The Palestinian unions also ask their international colleagues to break off relations with the racist Israeli union, the Histadrut. Many individual unions, as well as the national Trades Union Congresses of Ireland, Scotland, Wales, England and South Africa have broken off such relations or initiated a procedure for doing so.

List of unions involved

In April 2011, a conference was held in Palestine to found the Palestinian Trade Union Coalition for BDS (PTUC-BDS), which brings together all Palestinian union branches.
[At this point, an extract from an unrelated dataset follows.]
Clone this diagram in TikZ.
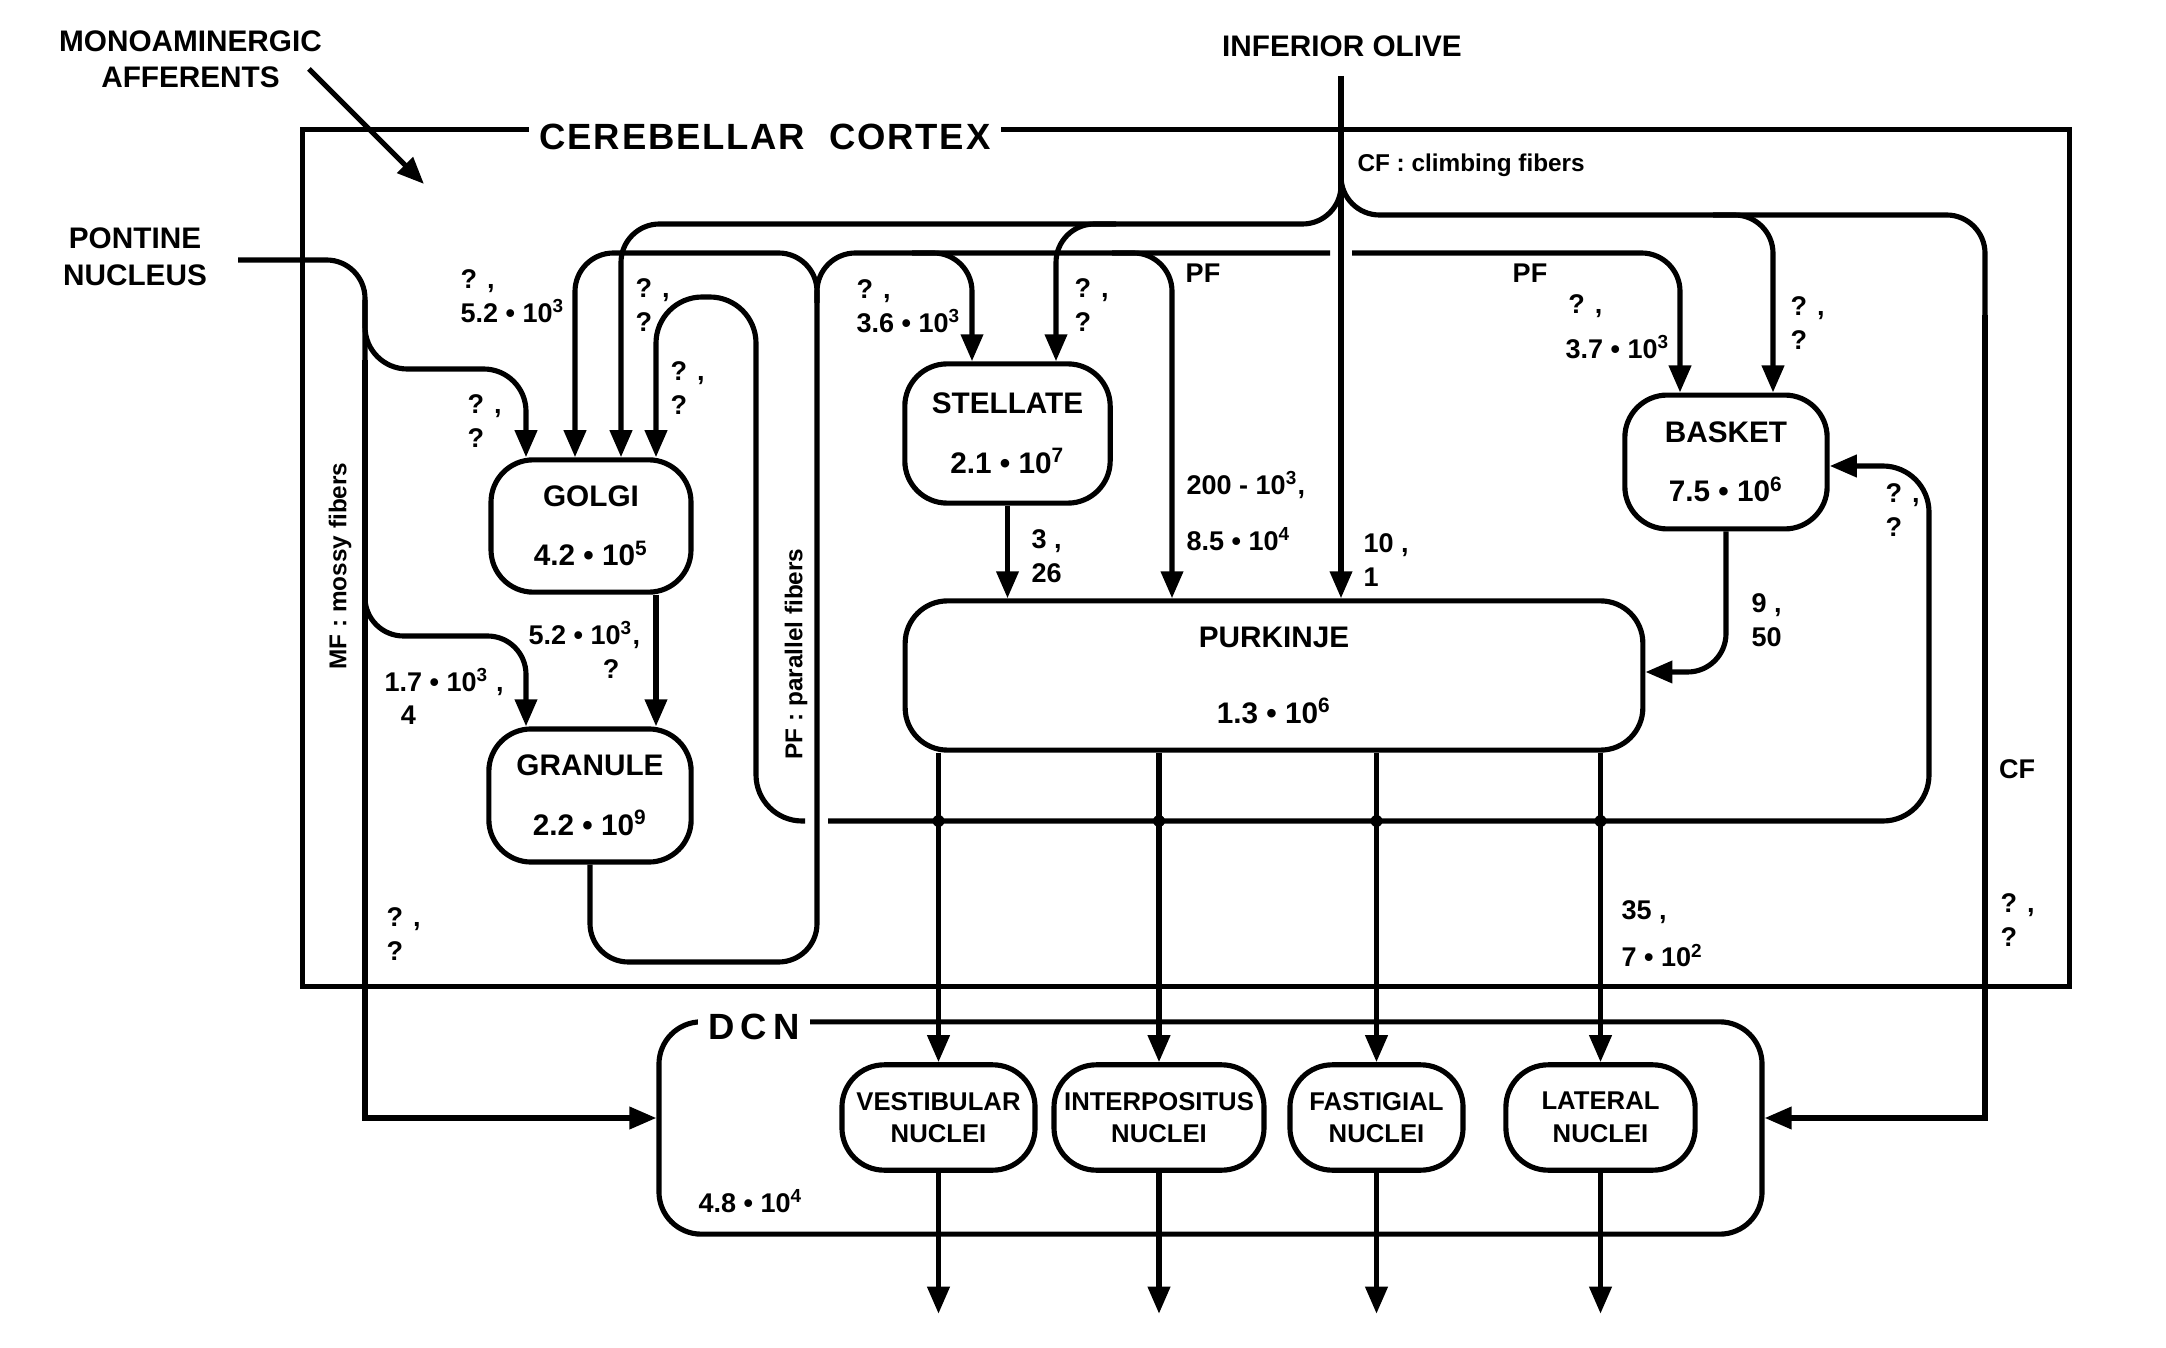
\documentclass[tikz,border=0pt]{standalone}
\usepackage{fontspec}
\setmainfont{Liberation Sans}
\newfontfamily\spaced{Liberation Sans}[LetterSpace=5]
\usepackage{tikz}
\usetikzlibrary{calc}
\usetikzlibrary{arrows.meta}
\newcommand{\tp}[1]{10\textsuperscript{#1}}

\begin{document}
\begin{tikzpicture}[x=1.3cm, y=-1.3cm,
		wire/.style={line width=1.9pt, rounded corners=0.5cm},
		arr/.style={wire, -{Triangle[length=10pt, width=8pt]}},
		cell/.style={draw, line width=1.9pt, rounded corners=0.55cm, align=center, inner sep=0pt, font=\fontsize{11}{13}\selectfont\bfseries},
		nucl/.style={cell, minimum height=1.37cm, font=\fontsize{9.5}{12}\selectfont\bfseries},
		lbl/.style={align=left, anchor=west, inner sep=0pt, font=\fontsize{10}{12.5}\selectfont\bfseries},
		small/.style={lbl, font=\fontsize{9}{11}\selectfont\bfseries},
		outer/.style={align=center, inner sep=0pt, font=\fontsize{11}{13.5}\selectfont\bfseries},
		ttl/.style={fill=white, inner xsep=4pt, inner ysep=0pt, font=\spaced\fontsize{13.5}{16}\selectfont\bfseries}
	]

	\fill[white] (0,0) rectangle (21.66,13.48);
	\useasboundingbox (0,0) rectangle (21.66,13.48);

	\node[draw, line width=1.9pt, minimum width=22.98cm, minimum height=11.13cm, inner sep=0pt] (cortex) at (11.86,5.58) {};
	\node[ttl] (ctitle) at (7.65,1.37) {CEREBELLAR\ \ CORTEX};
	\node[cell, minimum width=14.34cm, minimum height=2.76cm] (dcn) at (12.105,11.28) {};
	\node[ttl] (dcnlbl) at (7.54,10.27) {D\,C\,N};

	\node[cell, minimum width=2.60cm, minimum height=1.72cm] (golgi) at (5.91,5.26) {GOLGI\\[9pt]4.2 \textbullet{} \tp{5}};
	\node[cell, minimum width=2.63cm, minimum height=1.73cm] (granule) at (5.90,7.955) {GRANULE\\[9pt]2.2 \textbullet{} \tp{9}};
	\node[cell, minimum width=2.67cm, minimum height=1.81cm] (stellate) at (10.075,4.335) {STELLATE\\[9pt]2.1 \textbullet{} \tp{7}};
	\node[cell, minimum width=2.63cm, minimum height=1.74cm] (basket) at (17.26,4.62) {BASKET\\[9pt]7.5 \textbullet{} \tp{6}};
	\node[cell, minimum width=9.59cm, minimum height=1.94cm] (purkinje) at (12.74,6.755) {PURKINJE\\[15pt]1.3 \textbullet{} \tp{6}};

	\node[nucl, minimum width=2.51cm] (vest) at (9.385,11.175) {VESTIBULAR\\NUCLEI};
	\node[nucl, minimum width=2.73cm] (inter) at (11.59,11.175) {INTERPOSITUS\\NUCLEI};
	\node[nucl, minimum width=2.25cm] (fast) at (13.765,11.175) {FASTIGIAL\\NUCLEI};
	\node[nucl, minimum width=2.46cm] (lat) at (16.005,11.175) {LATERAL\\NUCLEI};

	\node[outer] (mono) at (1.905,0.595) {MONOAMINERGIC\\AFFERENTS};
	\node[outer] (pontine) at (1.35,2.57) {PONTINE\\NUCLEUS};
	\node[outer] (olive) at (13.42,0.46) {INFERIOR OLIVE};

	\coordinate (monoa) at (3.09,0.69);
	\coordinate (monob) at (4.24,1.84);
	\coordinate (mfin) at (2.38,2.60);
	\coordinate (mf) at (3.65,2.60);
	\coordinate (mfdcn) at (3.65,11.18);
	\coordinate (mfgo) at (5.26,3.69);
	\coordinate (mfgr) at (5.26,6.36);
	\coordinate (pfl) at (8.17,9.62);
	\coordinate (pft) at (8.17,2.53);
	\coordinate (pfgo) at (5.75,2.53);
	\coordinate (pfst) at (9.72,2.53);
	\coordinate (pfpu) at (11.72,2.53);
	\coordinate (pfba) at (16.80,2.53);
	\coordinate (cfin) at (13.41,0.76);
	\coordinate (cft) at (13.41,1.70);
	\coordinate (cfl) at (13.41,2.24);
	\coordinate (cfgo) at (6.21,2.24);
	\coordinate (cfst) at (10.56,2.24);
	\coordinate (cfr) at (13.41,2.15);
	\coordinate (cfba) at (17.73,2.15);
	\coordinate (cfdcn) at (19.85,2.15);
	\coordinate (cfdcnb) at (19.85,11.18);
	\coordinate (col) at (6.56,2.97);
	\coordinate (colr) at (7.56,2.97);
	\coordinate (colb) at (7.56,8.21);
	\coordinate (colba) at (19.29,8.21);
	\coordinate (colbt) at (19.29,4.66);
	\coordinate (bp) at (17.32,6.72);

	\draw[arr] (monoa) -- (monob);

	\draw[wire] (mfin) -- (mf) -- ($(mf)+(0,1.2)$);
	\draw[arr, sharp corners] ($(mf)+(0,1)$) -- (mfdcn) -- (mfdcn -| dcn.west);
	\draw[arr, rounded corners=0.55cm] ($(mf)+(0,0.4)$) -- (mf |- mfgo) -- (mfgo) -- (mfgo |- golgi.north);
	\draw[arr] ($(mf)+(0,3.1)$) -- (mf |- mfgr) -- (mfgr) -- (mfgr |- granule.north);

	\draw[arr] (granule.south) -- (granule.south |- pfl) -- (pfl) -- (pft) -- (pfgo) -- (pfgo |- golgi.north);
	\draw[wire] ($(pft)+(0,0.5)$) -- (pft) -- ($(pft -| cfin)+(-0.11,0)$);
	\draw[arr] ($(pft -| cfin)+(0.11,0)$) -- (pfba) -- (pfba |- basket.north);
	\draw[arr] ($(pfst)+(-0.6,0)$) -- (pfst) -- (pfst |- stellate.north);
	\draw[arr] ($(pfpu)+(-0.6,0)$) -- (pfpu) -- (pfpu |- purkinje.north);

	\draw[arr] (cfin) -- (cfin |- purkinje.north);
	\draw[arr] (cft) -- (cfl) -- (cfgo) -- (cfgo |- golgi.north);
	\draw[arr] ($(cfst)+(0.6,0)$) -- (cfst) -- (cfst |- stellate.north);
	\draw[wire] (cft) -- (cfr) -- (cfdcn) -- ($(cfdcn)+(0,1.5)$);
	\draw[arr, sharp corners] ($(cfdcn)+(0,1)$) -- (cfdcnb) -- (cfdcnb -| dcn.east);
	\draw[arr] ($(cfba)+(-0.6,0)$) -- (cfba) -- (cfba |- basket.north);

	\draw[arr] (stellate.south) -- (stellate.south |- purkinje.north);
	\draw[arr] (col |- golgi.south) -- (col |- granule.north);
	\draw[arr] (basket.south) -- (basket.south |- bp) -- (bp -| purkinje.east);

	\draw[arr, rounded corners=0.6cm] ($(colb)+(0.49,0)$) -- (colb) -- (colr) -- (col) -- (col |- golgi.north);
	\draw[arr, rounded corners=0.6cm] ($(colb)+(0.72,0)$) -- (colba) -- (colbt) -- (colbt -| basket.east);

	\foreach \n in {vest,inter,fast,lat}{
		\draw[arr] (\n.north |- purkinje.south) -- (\n.north);
		\draw[arr] (\n.south) -- ++(0,1.41);
		\fill (\n.north |- colb) circle (0.06);
	}

	\node[lbl] (l1) at (4.60,2.96) {? ,\\5.2 \textbullet{} \tp{3}};
	\node[lbl] (l2) at (6.35,3.05) {? ,\\?};
	\node[lbl] (l3) at (6.70,3.88) {? ,\\?};
	\node[lbl] (l4) at (4.67,4.21) {? ,\\?};
	\node[lbl] (l5) at (8.56,3.06) {? ,\\3.6 \textbullet{} \tp{3}};
	\node[lbl] (l6) at (10.74,3.05) {? ,\\?};
	\node[lbl, anchor=center] (pf1) at (12.03,2.73) {PF};
	\node[lbl, anchor=center] (pf2) at (15.30,2.73) {PF};
	\node[lbl] (l9) at (15.65,3.27) {\hspace*{1pt}? ,\\[4pt]3.7 \textbullet{} \tp{3}};
	\node[lbl] (l10) at (17.90,3.23) {? ,\\?};
	\node[small] (cfname) at (13.57,1.65) {CF : climbing fibers};
	\node[lbl] (l12) at (10.31,5.56) {3 ,\\26};
	\node[lbl] (l13) at (11.86,5.11) {200 - \tp{3},\\[8pt]8.5 \textbullet{} \tp{4}};
	\node[lbl] (l14) at (13.63,5.60) {10 ,\\1};
	\node[lbl] (l15) at (17.51,6.20) {9 ,\\50};
	\node[lbl] (l16) at (18.85,5.10) {? ,\\?};
	\node[lbl] (l17) at (5.28,6.50) {5.2 \textbullet{} \tp{3},\\\hspace*{2.75em}?};
	\node[lbl] (l18) at (3.84,6.965) {1.7 \textbullet{} \tp{3} ,\\\hspace*{0.6em}4};
	\node[lbl] (l19) at (3.86,9.34) {? ,\\?};
	\node[lbl] (l20) at (20.00,9.20) {? ,\\?};
	\node[lbl, anchor=center] (cf2) at (20.17,7.69) {CF};
	\node[lbl] (l22) at (16.21,9.34) {35 ,\\[5pt]7 \textbullet{} \tp{2}};
	\node[lbl] (l23) at (6.98,12.01) {4.8 \textbullet{} \tp{4}};
	\node[small, anchor=center, rotate=90] (mfname) at (3.40,5.66) {MF : mossy fibers};
	\node[small, anchor=center, rotate=90] (pfname) at (7.96,6.54) {PF : parallel fibers};

\end{tikzpicture}
\end{document}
This is the contact point for trade unions across the world that are involved in BDS. A partial list is given below:

Australia: MUA

Basque Country: LAB

Brazil: CSP-Conlutas and CUT

Canada: SEFPO and STTP

Egypt: EIUF

France: CNT, Confédération Paysanne and Solidaires

Great Britain: GMB, RMT, TGWU, TUC and Unison

Ireland: ICTU


Norway: LO

Scotland: STUC

South Africa: COSATU

Spain: CCOO, CIG, IAC and USO

Sweden: LO

All trade unions in Cuba, the countries of the Arab League and of the Organisation of the Islamic Conference, including the International Federation of Arab Trade Unions,

Public Services International (PSI, representing 20 million workers)

There are also a large number of student unions: from the Universities of York, Regina and Toronto in Canada; the Universities of Berkeley, California and Oberlin, Ohio in the USA; the University of Sydney in Australia; the Universities of Manchester and King’s College London in Britain; the University of Assé in Quebec; the Federation of Francophone Students in Belgian; the Solidaires students union in France; as well as from teaching unions such as Emancipation, SUD-Education and SUD-Recherche in France, FNEEQ in Quebec, UCU in the UK and TUI in Ireland.